A booster pump may be needed when pressure falls below the membrane's operating requirement. The well pump must also recover fast enough to meet household demand. If the RO system produces water more slowly than the home uses it, a storage tank and delivery pump can provide a steady supply.

Reverse osmosis creates two water streams. One stream becomes treated water, while the other carries rejected minerals to a drain or recovery system. The reject ratio varies by equipment and operating conditions. Ask the installer how the system will manage this water and whether the drain can handle the flow.

Post-treatment may also be appropriate. RO water has fewer dissolved minerals, which can affect taste and, depending on chemistry, how the water interacts with plumbing. A remineralization stage or blending valve may be part of the design, but the choice should follow the water test and system specifications.

Maintenance keeps fluoride reduction consistent

Even a well-designed RO system needs regular service. Sediment and carbon prefilters require replacement on a schedule based on water quality and household use. A clogged prefilter can reduce pressure and lower membrane production. A fouled membrane can allow more dissolved contaminants to pass or produce water too slowly.
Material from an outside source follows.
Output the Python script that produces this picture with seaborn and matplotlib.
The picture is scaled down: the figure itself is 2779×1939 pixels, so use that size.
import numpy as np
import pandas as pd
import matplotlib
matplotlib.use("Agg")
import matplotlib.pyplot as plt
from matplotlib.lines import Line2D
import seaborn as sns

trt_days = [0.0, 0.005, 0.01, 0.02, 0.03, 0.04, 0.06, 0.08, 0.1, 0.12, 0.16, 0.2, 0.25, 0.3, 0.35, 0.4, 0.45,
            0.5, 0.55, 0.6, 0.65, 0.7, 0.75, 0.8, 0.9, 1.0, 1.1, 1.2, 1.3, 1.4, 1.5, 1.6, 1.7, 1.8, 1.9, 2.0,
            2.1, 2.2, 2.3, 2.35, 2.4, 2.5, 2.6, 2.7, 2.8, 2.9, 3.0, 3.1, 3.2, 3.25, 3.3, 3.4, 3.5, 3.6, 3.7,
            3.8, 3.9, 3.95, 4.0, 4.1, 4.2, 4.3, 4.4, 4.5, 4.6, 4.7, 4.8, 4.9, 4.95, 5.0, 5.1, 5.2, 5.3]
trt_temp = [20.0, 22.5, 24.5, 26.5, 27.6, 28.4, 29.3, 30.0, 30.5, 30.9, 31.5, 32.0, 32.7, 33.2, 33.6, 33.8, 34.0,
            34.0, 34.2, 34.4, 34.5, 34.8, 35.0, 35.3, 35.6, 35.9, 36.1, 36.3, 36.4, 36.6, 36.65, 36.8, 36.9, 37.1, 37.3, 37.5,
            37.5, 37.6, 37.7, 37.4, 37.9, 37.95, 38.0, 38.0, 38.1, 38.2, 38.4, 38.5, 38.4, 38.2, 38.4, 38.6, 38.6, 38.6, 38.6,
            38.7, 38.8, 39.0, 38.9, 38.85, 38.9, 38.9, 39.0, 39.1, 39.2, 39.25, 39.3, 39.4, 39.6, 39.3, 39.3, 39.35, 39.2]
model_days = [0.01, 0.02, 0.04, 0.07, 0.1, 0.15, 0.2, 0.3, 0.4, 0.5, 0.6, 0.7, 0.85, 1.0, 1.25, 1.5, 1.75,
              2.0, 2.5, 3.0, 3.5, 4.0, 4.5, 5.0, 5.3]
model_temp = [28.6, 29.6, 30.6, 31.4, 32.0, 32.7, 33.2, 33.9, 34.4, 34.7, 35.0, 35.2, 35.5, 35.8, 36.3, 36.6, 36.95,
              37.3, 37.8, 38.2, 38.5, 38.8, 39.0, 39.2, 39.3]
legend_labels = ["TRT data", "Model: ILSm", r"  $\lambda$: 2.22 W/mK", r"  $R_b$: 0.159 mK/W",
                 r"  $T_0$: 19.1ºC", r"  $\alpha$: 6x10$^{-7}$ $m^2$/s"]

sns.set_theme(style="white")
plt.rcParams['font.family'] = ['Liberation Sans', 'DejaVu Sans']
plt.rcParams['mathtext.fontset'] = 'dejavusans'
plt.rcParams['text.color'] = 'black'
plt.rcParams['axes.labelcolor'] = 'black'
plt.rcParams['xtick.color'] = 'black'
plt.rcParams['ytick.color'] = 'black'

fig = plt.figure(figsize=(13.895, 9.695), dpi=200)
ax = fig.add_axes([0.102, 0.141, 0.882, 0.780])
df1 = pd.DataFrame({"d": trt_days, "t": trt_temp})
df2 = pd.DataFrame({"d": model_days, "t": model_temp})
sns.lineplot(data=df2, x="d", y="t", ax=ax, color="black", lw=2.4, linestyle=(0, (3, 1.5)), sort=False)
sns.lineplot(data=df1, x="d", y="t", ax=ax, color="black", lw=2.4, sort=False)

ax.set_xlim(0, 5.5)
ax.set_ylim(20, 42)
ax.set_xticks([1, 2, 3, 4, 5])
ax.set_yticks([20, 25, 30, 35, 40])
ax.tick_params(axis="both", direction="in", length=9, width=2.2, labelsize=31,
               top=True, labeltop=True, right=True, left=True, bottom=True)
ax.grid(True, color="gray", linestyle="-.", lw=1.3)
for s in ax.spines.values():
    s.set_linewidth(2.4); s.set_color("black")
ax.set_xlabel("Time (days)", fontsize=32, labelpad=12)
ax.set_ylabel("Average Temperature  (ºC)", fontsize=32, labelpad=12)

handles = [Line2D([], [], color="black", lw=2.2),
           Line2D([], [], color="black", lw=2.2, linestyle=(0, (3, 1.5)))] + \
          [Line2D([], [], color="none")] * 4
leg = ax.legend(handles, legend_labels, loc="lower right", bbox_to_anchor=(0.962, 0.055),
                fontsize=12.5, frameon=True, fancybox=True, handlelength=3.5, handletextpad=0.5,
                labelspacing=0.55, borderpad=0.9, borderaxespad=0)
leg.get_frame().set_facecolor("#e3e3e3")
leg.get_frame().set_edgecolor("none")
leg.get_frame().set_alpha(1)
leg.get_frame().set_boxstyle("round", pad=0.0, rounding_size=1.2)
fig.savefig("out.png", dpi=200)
Membrane life varies. High hardness, iron, manganese, sediment, and heavy use can shorten it. The manufacturer may provide a replacement interval, but water-quality testing and performance checks are more useful than relying on a calendar alone.

Monitor several signs between service visits:

  • A change in water taste or odor
  • Lower flow at treated fixtures
  • Increasing pressure drop across filters
  • A storage tank that fills slowly
  • Changes in the system's reject-water flow
  • A laboratory result that shows reduced fluoride removal

Testing the treated water is the only reliable way to confirm performance. Test the raw well water and RO water under comparable conditions, especially after installation and after membrane replacement. Keep records so you can see whether performance changes over time.
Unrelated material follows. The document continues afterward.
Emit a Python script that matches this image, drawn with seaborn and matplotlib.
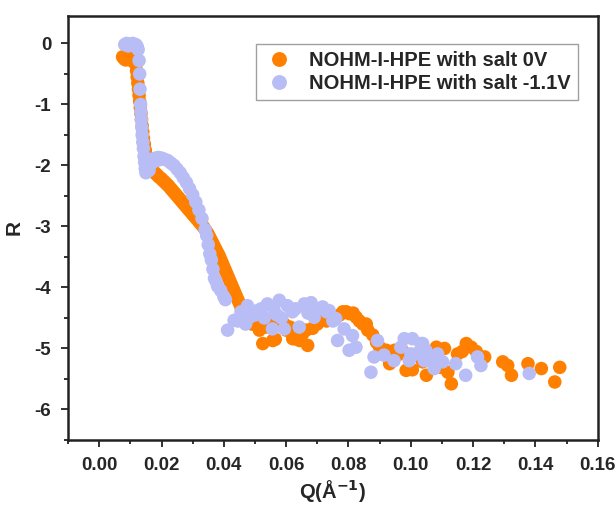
import matplotlib
matplotlib.use("Agg")
import matplotlib.pyplot as plt
import seaborn as sns
import pandas as pd
from matplotlib.ticker import MultipleLocator

# ---- data ----
q_0v = [0.0075, 0.0080, 0.0085, 0.0090, 0.0095, 0.0100, 0.0105, 0.0110,
        0.0118, 0.0120, 0.0122, 0.0124, 0.0126, 0.0128, 0.0130, 0.0132, 0.0134,
        0.0136, 0.0138, 0.0140, 0.0142, 0.0145, 0.0148, 0.0152, 0.0156,
        0.0160, 0.0165, 0.0170, 0.0175, 0.0180, 0.0185, 0.0190, 0.0195,
        0.0200, 0.0205, 0.0210, 0.0215, 0.0220, 0.0225, 0.0230, 0.0235,
        0.0240, 0.0245, 0.0250, 0.0255, 0.0260, 0.0265, 0.0270, 0.0275,
        0.0280, 0.0285, 0.0290, 0.0295, 0.0300, 0.0305, 0.0310, 0.0315,
        0.0320, 0.0325, 0.0330, 0.0335, 0.0340, 0.0345, 0.0350, 0.0355,
        0.0360, 0.0365, 0.0370, 0.0375, 0.0380, 0.0385, 0.0390, 0.0395,
        0.0400, 0.0405, 0.0410, 0.0415, 0.0420, 0.0425, 0.0430, 0.0435,
        0.0440, 0.0445, 0.0450, 0.0455, 0.0460, 0.0465, 0.0470, 0.0480,
        0.0490, 0.0505, 0.0514, 0.0525, 0.0535, 0.0546, 0.0557, 0.0565,
        0.0578, 0.0594, 0.0600, 0.0612, 0.0621, 0.0627, 0.0643, 0.0653,
        0.0664, 0.0669, 0.0685, 0.0700, 0.0717, 0.0730, 0.0749, 0.0760,
        0.0772, 0.0782, 0.0793, 0.0803, 0.0815, 0.0825, 0.0835, 0.0846,
        0.0857, 0.0862, 0.0878, 0.0890, 0.0900, 0.0921, 0.0932, 0.0948,
        0.0960, 0.0975, 0.0985, 0.0996, 0.1005, 0.1038, 0.1050, 0.1070,
        0.1082, 0.1097, 0.1108, 0.1119, 0.1130, 0.1150, 0.1165, 0.1178,
        0.1194, 0.1210, 0.1237, 0.1295, 0.1311, 0.1323, 0.1376, 0.1419,
        0.1462, 0.1478]
r_0v = [-0.22, -0.25, -0.27, -0.25, -0.26, -0.27, -0.25, -0.30,
        -0.35, -0.45, -0.55, -0.65, -0.75, -0.85, -0.95, -1.05, -1.15,
        -1.25, -1.35, -1.45, -1.55, -1.65, -1.75, -1.85, -1.92,
        -2.00, -2.04, -2.08, -2.10, -2.13, -2.15, -2.18, -2.20,
        -2.22, -2.25, -2.27, -2.30, -2.32, -2.35, -2.38, -2.41,
        -2.44, -2.47, -2.50, -2.53, -2.56, -2.59, -2.62, -2.65,
        -2.68, -2.71, -2.74, -2.77, -2.80, -2.83, -2.86, -2.89,
        -2.92, -2.95, -2.98, -3.01, -3.05, -3.09, -3.13, -3.18,
        -3.23, -3.28, -3.33, -3.38, -3.43, -3.48, -3.54, -3.60,
        -3.66, -3.72, -3.78, -3.84, -3.90, -3.96, -4.02, -4.08,
        -4.14, -4.20, -4.26, -4.32, -4.38, -4.44, -4.50, -4.55,
        -4.60, -4.62, -4.70, -4.92, -4.65, -4.57, -4.87, -4.85,
        -4.57, -4.60, -4.70, -4.65, -4.84, -4.84, -4.87, -4.76,
        -4.70, -4.95, -4.67, -4.60, -4.54, -4.55, -4.49, -4.50,
        -4.45, -4.40, -4.40, -4.43, -4.42, -4.49, -4.55, -4.60,
        -4.60, -4.70, -4.78, -4.90, -4.98, -5.03, -5.25, -5.03,
        -5.10, -5.05, -5.36, -5.33, -5.35, -5.22, -5.44, -5.05,
        -4.98, -5.31, -5.00, -5.39, -5.58, -5.09, -5.05, -4.92,
        -4.98, -5.05, -5.14, -5.22, -5.28, -5.44, -5.25, -5.33,
        -5.55, -5.31]

q_11v = [0.0082, 0.0088, 0.0093, 0.0098, 0.0103, 0.0108, 0.0113, 0.0118,
         0.0122, 0.0125, 0.0128, 0.0130, 0.0131, 0.0133, 0.0134, 0.0135,
         0.0137, 0.0138, 0.0140, 0.0142, 0.0144, 0.0146, 0.0148, 0.0150,
         0.0152, 0.0155, 0.0160, 0.0165, 0.0170, 0.0175, 0.0180, 0.0185,
         0.0190, 0.0195, 0.0200, 0.0210, 0.0220, 0.0230, 0.0240, 0.0250,
         0.0260, 0.0270, 0.0280, 0.0290, 0.0300, 0.0310, 0.0320, 0.0330,
         0.0340, 0.0345, 0.0350, 0.0355, 0.0360, 0.0365, 0.0370, 0.0375,
         0.0380, 0.0390, 0.0400, 0.0405, 0.0412, 0.0433, 0.0445, 0.0455,
         0.0460, 0.0470, 0.0476, 0.0480, 0.0492, 0.0500, 0.0508, 0.0520,
         0.0530, 0.0540, 0.0556, 0.0560, 0.0570, 0.0578, 0.0585, 0.0594,
         0.0604, 0.0620, 0.0630, 0.0642, 0.0658, 0.0670, 0.0680, 0.0690,
         0.0705, 0.0717, 0.0730, 0.0738, 0.0750, 0.0759, 0.0765, 0.0786,
         0.0802, 0.0813, 0.0824, 0.0872, 0.0882, 0.0893, 0.0914, 0.0946,
         0.0968, 0.0979, 0.0995, 0.1000, 0.1005, 0.1016, 0.1032, 0.1038,
         0.1043, 0.1048, 0.1064, 0.1075, 0.1086, 0.1102, 0.1144, 0.1176,
         0.1214, 0.1225, 0.1380]
r_11v = [-0.02, 0.00, -0.04, -0.01, -0.03, 0.00, -0.04, -0.02,
         -0.05, -0.10, -0.28, -0.50, -0.75, -1.00, -1.12, -1.25,
         -1.38, -1.50, -1.62, -1.72, -1.85, -1.95, -2.05, -2.12,
         -2.00, -1.93, -2.08, -1.98, -1.90, -1.93, -1.88, -1.92,
         -1.87, -1.90, -1.88, -1.90, -1.92, -1.96, -2.00, -2.06,
         -2.12, -2.20, -2.28, -2.38, -2.48, -2.60, -2.73, -2.87,
         -3.05, -3.15, -3.30, -3.45, -3.55, -3.70, -3.85, -3.90,
         -3.98, -4.05, -4.15, -4.20, -4.70, -4.54, -4.55, -4.40,
         -4.45, -4.60, -4.30, -4.50, -4.46, -4.45, -4.38, -4.35,
         -4.50, -4.27, -4.68, -4.35, -4.45, -4.21, -4.50, -4.68,
         -4.30, -4.40, -4.35, -4.65, -4.27, -4.42, -4.25, -4.49,
         -4.35, -4.32, -4.40, -4.38, -4.55, -4.51, -4.87, -4.68,
         -5.03, -4.79, -4.98, -5.39, -5.14, -4.87, -5.11, -5.20,
         -4.98, -4.84, -5.20, -5.09, -4.84, -5.09, -4.92, -4.92,
         -5.20, -5.03, -5.20, -5.33, -5.09, -5.22, -5.25, -5.44,
         -5.14, -5.28, -5.41]

label_0v = "NOHM-I-HPE with salt 0V"
label_11v = "NOHM-I-HPE with salt -1.1V"
color_0v = "#ff8000"
color_11v = "#b8bdf5"

df = pd.DataFrame({
    "Q": q_0v + q_11v,
    "R": r_0v + r_11v,
    "series": [label_0v] * len(q_0v) + [label_11v] * len(q_11v),
})

sns.set_theme(style="white")
plt.rcParams["font.family"] = ["Liberation Sans", "DejaVu Sans"]
plt.rcParams["font.weight"] = "bold"
plt.rcParams["mathtext.default"] = "bf"

fig = plt.figure(figsize=(6.15, 5.08), dpi=100)
ax = fig.add_axes([0.1106, 0.134, 0.8614, 0.8345])

sns.scatterplot(data=df, x="Q", y="R", hue="series",
                palette={label_0v: color_0v, label_11v: color_11v},
                s=95, linewidth=0, edgecolor="none", ax=ax, legend=True)

ax.set_xlim(-0.01, 0.16)
ax.set_ylim(-6.5, 0.45)
ax.xaxis.set_major_locator(MultipleLocator(0.02))
ax.xaxis.set_minor_locator(MultipleLocator(0.01))
ax.yaxis.set_major_locator(MultipleLocator(1))
ax.yaxis.set_minor_locator(MultipleLocator(0.5))
ax.xaxis.set_major_formatter(matplotlib.ticker.FormatStrFormatter("%.2f"))
ax.yaxis.set_major_formatter(matplotlib.ticker.FormatStrFormatter("%d"))

ax.tick_params(axis="both", which="major", direction="out", length=5, width=1.3,
               labelsize=13.5, bottom=True, left=True, top=False, right=False,
               color="#222222", pad=7)
ax.tick_params(axis="both", which="minor", direction="out", length=3, width=1.3,
               bottom=True, left=True, top=False, right=False, color="#222222")
for lab in ax.get_xticklabels() + ax.get_yticklabels():
    lab.set_fontweight("bold")

for sp in ax.spines.values():
    sp.set_linewidth(1.8)
    sp.set_color("#222222")

ax.set_xlabel("Q(Å$^{-1}$)", fontsize=14.5, fontweight="bold", labelpad=3)
ax.set_ylabel("R", fontsize=15, fontweight="bold", labelpad=8)

leg = ax.legend(loc="upper right", bbox_to_anchor=(0.962, 0.934), frameon=True,
                fancybox=False, edgecolor="#888888", markerscale=1.1,
                handletextpad=0.7, borderpad=0.35, labelspacing=0.2,
                handlelength=1.6, borderaxespad=0.0,
                prop={"weight": "bold", "size": 14.5})
leg.get_frame().set_linewidth(1.0)

fig.savefig("out.png", dpi=100)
Maintenance also protects the rest of the home. A leak, failed pump, or exhausted filter can affect water availability and create damage around the treatment equipment. Have the system inspected according to the manufacturer's schedule, and use replacement parts that match the model.

Choosing the right fluoride treatment for your home

Start with the laboratory report, not a product brochure. Then compare systems based on verified fluoride-reduction data, operating pressure, treated-water capacity, recovery rate, reject-water ratio, storage requirements, and service access.

Ask these questions before installation:

  1. What fluoride level does the system expect at the inlet?
  2. What treated-water fluoride level can it produce under those conditions?
  3. Which pretreatment stages does the well water require?
  4. What pressure does the membrane need?
  5. How much treated water can the system produce each day?
  6. Where will reject water go?
  7. How often will filters and membranes need service?
  8. Can the installer test the treated water after startup?

A local water-treatment professional can also check whether the well pump, pressure tank, and plumbing can support whole-house RO. In some homes, point-of-use RO delivers the needed fluoride reduction with fewer changes to the existing water system. In others, whole-house treatment is appropriate because the household wants treated water at multiple fixtures.

Conclusion

Whole-house reverse osmosis can remove a substantial amount of fluoride from well water when the membrane, pressure, pretreatment, and maintenance plan fit the home's water chemistry. The equipment won't perform the same way on every well, so a laboratory test should guide the decision.

For drinking and cooking, point-of-use RO may be the simpler option. If you want fluoride-reduced water throughout the home, a properly sized whole-house system can work, provided the installation includes adequate storage, pressure, drainage, and ongoing service. The most dependable choice begins with knowing what's in your well water.